L’objectif d’une Syrie unie et démocratique, tel qu’exprimé dans le discours et les politiques du nouveau gouvernement syrien formé après la Révolution syrienne, ainsi que le processus de désarmement du PKK via Öcalan, initié sous l’impulsion de Bahçeli et poursuivi avec le soutien du président Erdoğan, semblent avoir la volonté et la capacité d’éliminer cette structure déformée. Le rôle de « gardien » que les YPG/SDG ont assumé à cause du vide d’autorité créé par le régime d’Assad et la protection américaine ont perdu leur sens et leur légitimité après la Révolution syrienne. La nouvelle dynamique géopolitique de la région rend impossible pour le PKK/YPG de continuer à exister sous le prétexte de surveiller des individus supposément proches de Daech et sous la protection des États-Unis.
Pour un pays comme la Turquie, qui est directement affecté par les événements de la région, la question clé est la suivante : « Daech doit-il être maintenu comme une menace ou doit-il être définitivement éliminé ? » Tout le monde sait que le maintien de dizaines de milliers de personnes dans des conditions déplorables, exposées à la torture et à la violence comme le rapportent plusieurs sources, créerait un terreau favorable à de nouvelles organisations extrémistes. La véritable solution consiste à résoudre ce problème. Cependant, en tenant compte des actions conjointes des États-Unis, de la France, du Royaume-Uni et des factions affiliées au PKK, on peut affirmer que le maintien de Daech comme une menace est un choix délibéré.

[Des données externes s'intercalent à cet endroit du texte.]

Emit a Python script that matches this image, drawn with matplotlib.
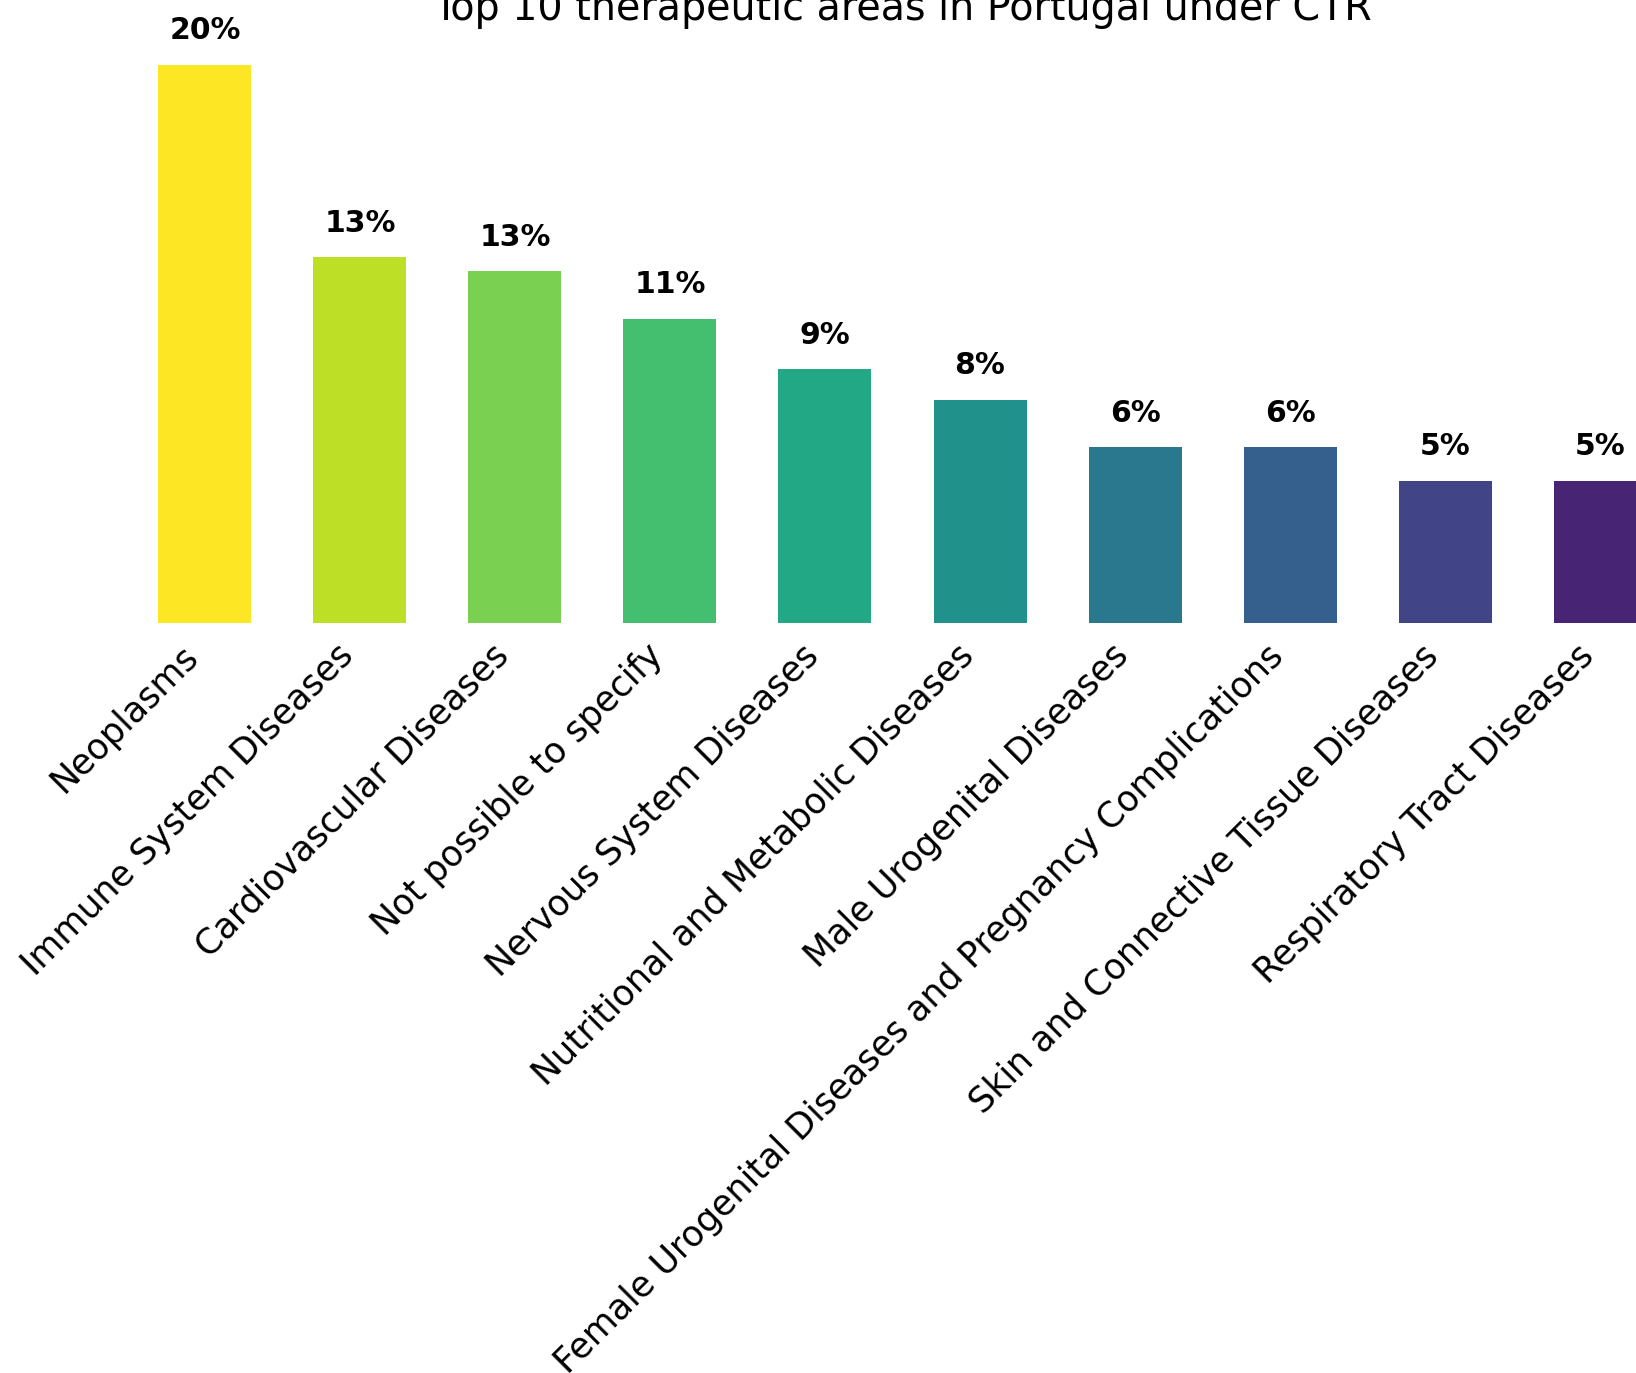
import numpy as np
import matplotlib
matplotlib.use("Agg")
import matplotlib.pyplot as plt

# top 10 therapeutic areas, share of trials (%)
areas = [
    "Neoplasms",
    "Immune System Diseases",
    "Cardiovascular Diseases",
    "Not possible to specify",
    "Nervous System Diseases",
    "Nutritional and Metabolic Diseases",
    "Male Urogenital Diseases",
    "Female Urogenital Diseases and Pregnancy Complications",
    "Skin and Connective Tissue Diseases",
    "Respiratory Tract Diseases",
]
share = [20.0, 13.1, 12.6, 10.9, 9.1, 8.0, 6.3, 6.3, 5.1, 5.1]

# viridis, reversed, one colour per bar (1.0 down to 0.1)
colors = plt.cm.viridis(np.linspace(1.0, 0.1, len(areas)))

fig = plt.figure(figsize=(16.36, 13.73), dpi=100)
ax = fig.add_axes([84/1636, 750/1373, 1637/1636, 586/1373])

x = np.arange(len(areas))
ax.bar(x, share, width=0.6, color=colors)

for xi, v in zip(x, share):
    ax.text(xi, v + 0.7, f"{v:.0f}%", ha="center", va="bottom",
            fontsize=21.5, fontweight="bold")

ax.set_xticks(x)
ax.set_xticklabels(areas, rotation=45, ha="right", fontsize=25.2)
ax.tick_params(axis="x", length=0, pad=11)
ax.set_yticks([])
for s in ax.spines.values():
    s.set_visible(False)

ax.set_title("Top 10 therapeutic areas in Portugal under CTR", fontsize=28.5, pad=12)

fig.savefig("out.png", dpi=100)
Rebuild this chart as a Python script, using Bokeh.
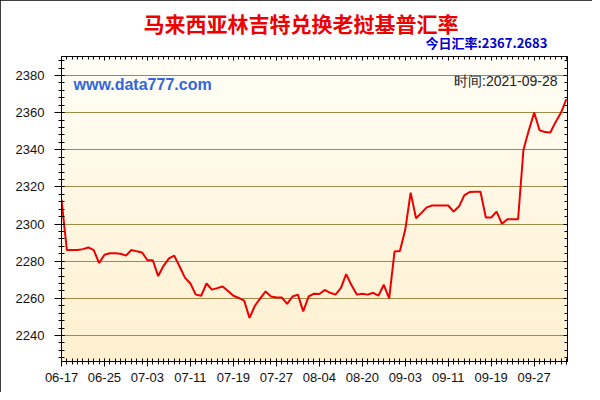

Indépendamment de l’agenda des puissances étrangères, la meilleure option pour les YPG serait de reconnaître le changement des dynamiques géopolitiques, d’accepter que leur rôle de « gardien » et leur protection américaine ont atteint leur limite et d’intégrer la nouvelle administration syrienne. Tout autre choix ne ferait qu’inviter à des scénarios d’opérations militaires et de conflits. Il est évident que cela ne profiterait à aucun acteur de la région, à l’exception des cercles obscurs qui tirent avantage du chaos.